**What is needed**
Take every line from the first down to the line with "13.79, 0, 0];" and set it down exactly, without the pictures.

>> Begin Raw data

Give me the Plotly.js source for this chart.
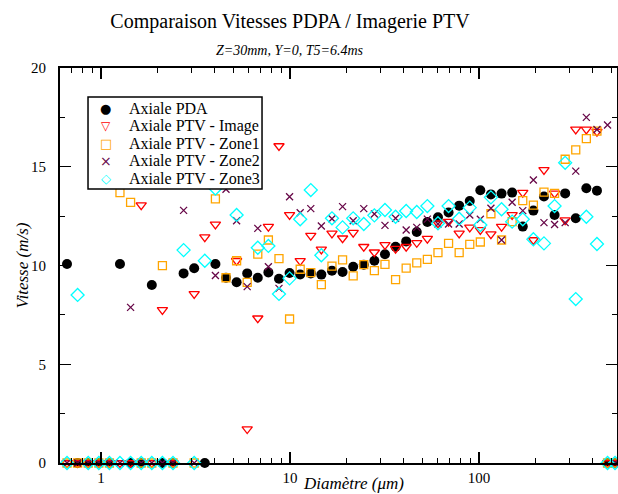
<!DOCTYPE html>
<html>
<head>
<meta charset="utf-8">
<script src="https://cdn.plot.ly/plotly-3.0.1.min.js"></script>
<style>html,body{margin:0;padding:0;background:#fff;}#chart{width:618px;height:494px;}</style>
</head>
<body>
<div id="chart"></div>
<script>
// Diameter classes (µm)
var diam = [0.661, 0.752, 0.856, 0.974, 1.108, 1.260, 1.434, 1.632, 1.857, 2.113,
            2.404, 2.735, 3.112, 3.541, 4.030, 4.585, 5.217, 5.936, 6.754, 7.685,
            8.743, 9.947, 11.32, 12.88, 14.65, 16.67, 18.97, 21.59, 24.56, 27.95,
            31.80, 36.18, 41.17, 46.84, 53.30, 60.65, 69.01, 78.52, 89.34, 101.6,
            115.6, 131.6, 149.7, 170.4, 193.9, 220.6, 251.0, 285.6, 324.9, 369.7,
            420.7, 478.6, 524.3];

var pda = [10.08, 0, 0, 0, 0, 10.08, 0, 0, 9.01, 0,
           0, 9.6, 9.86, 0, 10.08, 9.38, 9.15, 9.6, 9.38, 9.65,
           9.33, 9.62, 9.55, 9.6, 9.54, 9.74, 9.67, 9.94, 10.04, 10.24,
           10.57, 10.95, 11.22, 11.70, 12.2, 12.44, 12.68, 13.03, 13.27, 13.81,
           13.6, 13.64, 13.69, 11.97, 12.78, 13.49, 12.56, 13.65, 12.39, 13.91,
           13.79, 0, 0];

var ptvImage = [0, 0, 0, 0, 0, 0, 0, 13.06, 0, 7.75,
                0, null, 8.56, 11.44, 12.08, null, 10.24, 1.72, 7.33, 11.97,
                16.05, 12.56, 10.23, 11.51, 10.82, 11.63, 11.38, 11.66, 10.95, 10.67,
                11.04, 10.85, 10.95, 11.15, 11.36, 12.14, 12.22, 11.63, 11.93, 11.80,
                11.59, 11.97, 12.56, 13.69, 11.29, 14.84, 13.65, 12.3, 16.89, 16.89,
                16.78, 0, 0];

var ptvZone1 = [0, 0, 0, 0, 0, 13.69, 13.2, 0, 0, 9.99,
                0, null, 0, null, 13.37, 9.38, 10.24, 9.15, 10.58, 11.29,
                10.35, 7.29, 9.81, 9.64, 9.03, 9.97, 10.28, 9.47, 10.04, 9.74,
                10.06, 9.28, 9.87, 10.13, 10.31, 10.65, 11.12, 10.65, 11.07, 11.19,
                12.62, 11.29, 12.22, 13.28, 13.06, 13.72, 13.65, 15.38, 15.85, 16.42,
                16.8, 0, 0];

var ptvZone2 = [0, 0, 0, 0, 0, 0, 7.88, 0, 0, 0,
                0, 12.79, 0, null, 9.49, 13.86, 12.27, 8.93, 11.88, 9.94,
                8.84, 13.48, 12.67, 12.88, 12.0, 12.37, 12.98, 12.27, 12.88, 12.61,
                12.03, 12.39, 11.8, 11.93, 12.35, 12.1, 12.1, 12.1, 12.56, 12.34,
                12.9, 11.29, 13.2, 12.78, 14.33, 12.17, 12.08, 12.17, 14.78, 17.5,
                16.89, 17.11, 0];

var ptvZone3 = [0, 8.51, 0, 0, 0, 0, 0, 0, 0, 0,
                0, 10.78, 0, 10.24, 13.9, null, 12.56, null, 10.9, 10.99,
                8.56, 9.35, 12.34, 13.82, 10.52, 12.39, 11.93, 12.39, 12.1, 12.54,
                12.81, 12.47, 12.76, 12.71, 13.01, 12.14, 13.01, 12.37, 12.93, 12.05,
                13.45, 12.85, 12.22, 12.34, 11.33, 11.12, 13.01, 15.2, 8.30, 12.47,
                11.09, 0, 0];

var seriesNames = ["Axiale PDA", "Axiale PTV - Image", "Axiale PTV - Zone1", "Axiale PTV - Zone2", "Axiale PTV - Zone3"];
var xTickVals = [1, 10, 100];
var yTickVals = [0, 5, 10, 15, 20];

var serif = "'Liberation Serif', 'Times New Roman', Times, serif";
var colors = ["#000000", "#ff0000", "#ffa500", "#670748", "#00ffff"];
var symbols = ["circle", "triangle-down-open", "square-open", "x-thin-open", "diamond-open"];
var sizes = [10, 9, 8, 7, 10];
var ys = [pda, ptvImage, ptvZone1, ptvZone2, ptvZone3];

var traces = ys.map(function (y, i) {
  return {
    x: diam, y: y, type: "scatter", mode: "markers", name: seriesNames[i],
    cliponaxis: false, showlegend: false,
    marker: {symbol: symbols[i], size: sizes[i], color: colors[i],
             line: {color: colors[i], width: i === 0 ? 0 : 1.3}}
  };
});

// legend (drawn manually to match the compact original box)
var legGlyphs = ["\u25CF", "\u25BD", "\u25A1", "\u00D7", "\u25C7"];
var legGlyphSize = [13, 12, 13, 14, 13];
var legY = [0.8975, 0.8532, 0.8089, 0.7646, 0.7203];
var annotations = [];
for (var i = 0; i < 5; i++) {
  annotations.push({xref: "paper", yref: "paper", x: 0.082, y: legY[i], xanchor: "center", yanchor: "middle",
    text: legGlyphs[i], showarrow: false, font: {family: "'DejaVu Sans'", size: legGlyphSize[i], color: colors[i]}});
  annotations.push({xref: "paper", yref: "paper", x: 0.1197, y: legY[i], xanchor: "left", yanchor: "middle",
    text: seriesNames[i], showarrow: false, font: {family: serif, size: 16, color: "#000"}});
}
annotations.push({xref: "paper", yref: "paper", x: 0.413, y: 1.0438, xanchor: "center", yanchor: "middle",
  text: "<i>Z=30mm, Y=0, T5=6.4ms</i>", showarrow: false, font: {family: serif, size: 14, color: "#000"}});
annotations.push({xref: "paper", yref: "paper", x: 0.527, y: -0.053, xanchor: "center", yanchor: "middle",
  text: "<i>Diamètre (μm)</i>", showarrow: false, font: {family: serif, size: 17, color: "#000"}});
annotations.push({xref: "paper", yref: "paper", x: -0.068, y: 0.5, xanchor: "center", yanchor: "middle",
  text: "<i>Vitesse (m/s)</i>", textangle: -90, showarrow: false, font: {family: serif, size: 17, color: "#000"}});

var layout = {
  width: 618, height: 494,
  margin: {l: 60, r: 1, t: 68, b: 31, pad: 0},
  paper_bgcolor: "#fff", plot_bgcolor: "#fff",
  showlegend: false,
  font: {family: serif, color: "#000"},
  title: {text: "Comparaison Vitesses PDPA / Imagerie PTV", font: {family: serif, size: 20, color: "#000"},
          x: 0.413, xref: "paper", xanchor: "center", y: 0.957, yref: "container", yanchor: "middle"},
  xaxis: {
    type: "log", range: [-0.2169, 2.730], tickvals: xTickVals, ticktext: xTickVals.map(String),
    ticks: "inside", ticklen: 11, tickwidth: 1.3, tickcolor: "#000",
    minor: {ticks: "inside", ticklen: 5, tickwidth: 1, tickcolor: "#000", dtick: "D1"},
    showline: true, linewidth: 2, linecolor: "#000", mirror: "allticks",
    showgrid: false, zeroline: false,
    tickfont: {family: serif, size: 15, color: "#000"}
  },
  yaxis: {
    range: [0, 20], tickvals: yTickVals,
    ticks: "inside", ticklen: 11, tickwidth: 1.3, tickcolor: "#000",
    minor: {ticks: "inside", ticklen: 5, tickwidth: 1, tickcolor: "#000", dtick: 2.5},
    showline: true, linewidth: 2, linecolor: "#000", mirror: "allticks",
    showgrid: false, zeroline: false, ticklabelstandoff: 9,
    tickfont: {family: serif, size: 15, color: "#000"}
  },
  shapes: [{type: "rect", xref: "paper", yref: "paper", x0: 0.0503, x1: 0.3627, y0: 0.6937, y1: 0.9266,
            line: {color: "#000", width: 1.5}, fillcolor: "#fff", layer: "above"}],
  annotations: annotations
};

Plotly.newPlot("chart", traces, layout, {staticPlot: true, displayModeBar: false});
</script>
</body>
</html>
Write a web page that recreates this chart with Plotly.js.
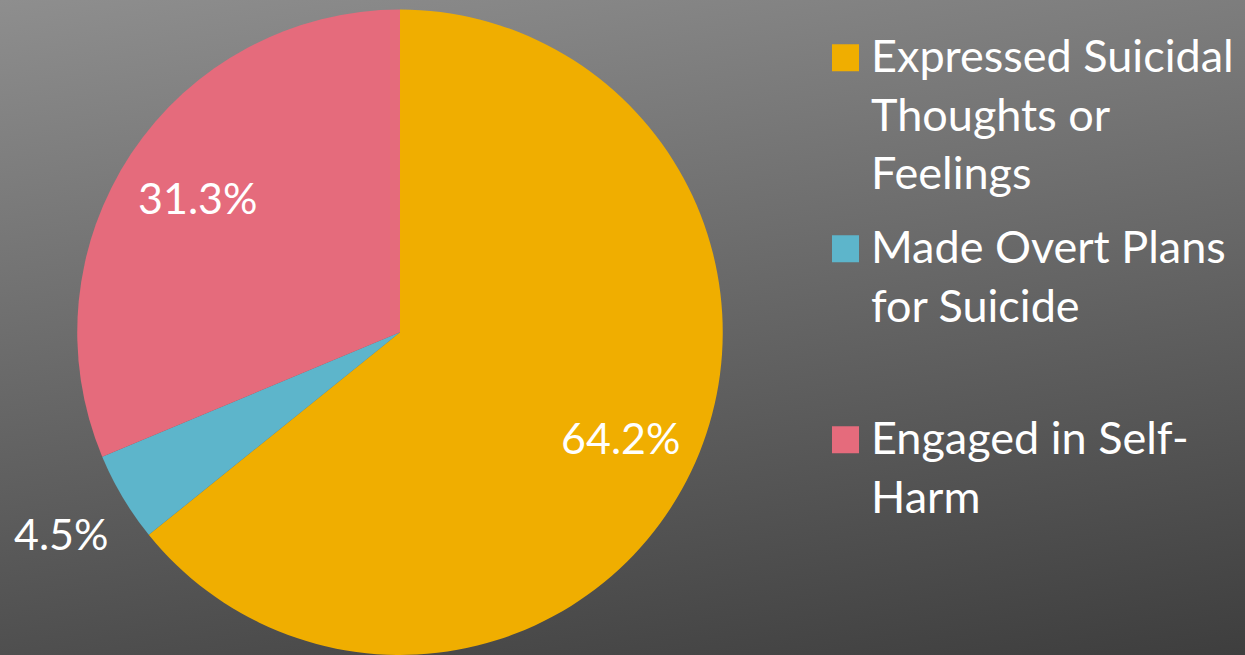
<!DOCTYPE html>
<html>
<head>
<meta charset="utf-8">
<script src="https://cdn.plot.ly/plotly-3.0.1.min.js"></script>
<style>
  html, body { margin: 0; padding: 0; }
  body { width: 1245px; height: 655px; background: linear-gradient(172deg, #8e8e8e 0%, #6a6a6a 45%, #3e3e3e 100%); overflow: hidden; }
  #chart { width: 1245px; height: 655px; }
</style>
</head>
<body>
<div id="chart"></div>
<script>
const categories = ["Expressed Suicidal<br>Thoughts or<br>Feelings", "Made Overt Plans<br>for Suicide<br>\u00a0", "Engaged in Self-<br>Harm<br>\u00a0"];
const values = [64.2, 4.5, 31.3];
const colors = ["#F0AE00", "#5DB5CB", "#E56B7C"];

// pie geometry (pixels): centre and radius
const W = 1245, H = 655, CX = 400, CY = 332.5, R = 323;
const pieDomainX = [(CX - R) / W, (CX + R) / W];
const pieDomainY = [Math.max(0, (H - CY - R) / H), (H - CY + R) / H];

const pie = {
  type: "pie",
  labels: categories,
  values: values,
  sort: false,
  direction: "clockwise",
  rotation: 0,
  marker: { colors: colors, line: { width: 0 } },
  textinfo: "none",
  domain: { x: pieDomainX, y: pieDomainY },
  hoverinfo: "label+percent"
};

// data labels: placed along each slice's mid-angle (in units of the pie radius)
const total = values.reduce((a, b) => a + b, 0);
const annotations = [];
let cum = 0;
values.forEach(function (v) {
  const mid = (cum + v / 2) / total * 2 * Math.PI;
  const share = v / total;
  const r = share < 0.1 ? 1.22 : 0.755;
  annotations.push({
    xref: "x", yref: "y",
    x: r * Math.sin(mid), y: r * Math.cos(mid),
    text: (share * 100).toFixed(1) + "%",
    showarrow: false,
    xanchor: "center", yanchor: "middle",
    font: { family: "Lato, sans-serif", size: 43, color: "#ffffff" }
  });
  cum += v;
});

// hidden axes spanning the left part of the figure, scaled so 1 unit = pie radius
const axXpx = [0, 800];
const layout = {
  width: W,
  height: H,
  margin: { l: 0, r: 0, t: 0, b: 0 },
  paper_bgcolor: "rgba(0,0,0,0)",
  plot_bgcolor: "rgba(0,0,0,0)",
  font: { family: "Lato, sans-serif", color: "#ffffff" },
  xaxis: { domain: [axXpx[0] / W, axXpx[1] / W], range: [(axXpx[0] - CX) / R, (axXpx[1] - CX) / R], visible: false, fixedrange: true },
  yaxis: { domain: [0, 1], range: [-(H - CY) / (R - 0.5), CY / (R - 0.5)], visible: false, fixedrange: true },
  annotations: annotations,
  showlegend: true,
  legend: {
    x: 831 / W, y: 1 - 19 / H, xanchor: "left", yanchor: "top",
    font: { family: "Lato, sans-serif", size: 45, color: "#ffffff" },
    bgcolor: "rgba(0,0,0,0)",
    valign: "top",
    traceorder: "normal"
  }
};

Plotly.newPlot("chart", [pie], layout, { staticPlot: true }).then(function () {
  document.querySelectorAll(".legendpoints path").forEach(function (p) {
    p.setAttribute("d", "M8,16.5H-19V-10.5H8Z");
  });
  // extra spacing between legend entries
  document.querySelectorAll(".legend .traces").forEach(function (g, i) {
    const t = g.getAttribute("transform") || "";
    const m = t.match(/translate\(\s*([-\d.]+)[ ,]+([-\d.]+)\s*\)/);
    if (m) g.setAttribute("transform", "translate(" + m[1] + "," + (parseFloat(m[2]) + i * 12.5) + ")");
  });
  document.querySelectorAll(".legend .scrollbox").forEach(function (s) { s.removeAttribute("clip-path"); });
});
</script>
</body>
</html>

>> End Raw data

**Solution to this task**
Give me the Plotly.js source for this chart.
<!DOCTYPE html>
<html>
<head>
<meta charset="utf-8">
<script src="https://cdn.plot.ly/plotly-3.0.1.min.js"></script>
<style>html,body{margin:0;padding:0;background:#fff;}#chart{width:618px;height:494px;}</style>
</head>
<body>
<div id="chart"></div>
<script>
// Diameter classes (µm)
var diam = [0.661, 0.752, 0.856, 0.974, 1.108, 1.260, 1.434, 1.632, 1.857, 2.113,
            2.404, 2.735, 3.112, 3.541, 4.030, 4.585, 5.217, 5.936, 6.754, 7.685,
            8.743, 9.947, 11.32, 12.88, 14.65, 16.67, 18.97, 21.59, 24.56, 27.95,
            31.80, 36.18, 41.17, 46.84, 53.30, 60.65, 69.01, 78.52, 89.34, 101.6,
            115.6, 131.6, 149.7, 170.4, 193.9, 220.6, 251.0, 285.6, 324.9, 369.7,
            420.7, 478.6, 524.3];

var pda = [10.08, 0, 0, 0, 0, 10.08, 0, 0, 9.01, 0,
           0, 9.6, 9.86, 0, 10.08, 9.38, 9.15, 9.6, 9.38, 9.65,
           9.33, 9.62, 9.55, 9.6, 9.54, 9.74, 9.67, 9.94, 10.04, 10.24,
           10.57, 10.95, 11.22, 11.70, 12.2, 12.44, 12.68, 13.03, 13.27, 13.81,
           13.6, 13.64, 13.69, 11.97, 12.78, 13.49, 12.56, 13.65, 12.39, 13.91,
           13.79, 0, 0];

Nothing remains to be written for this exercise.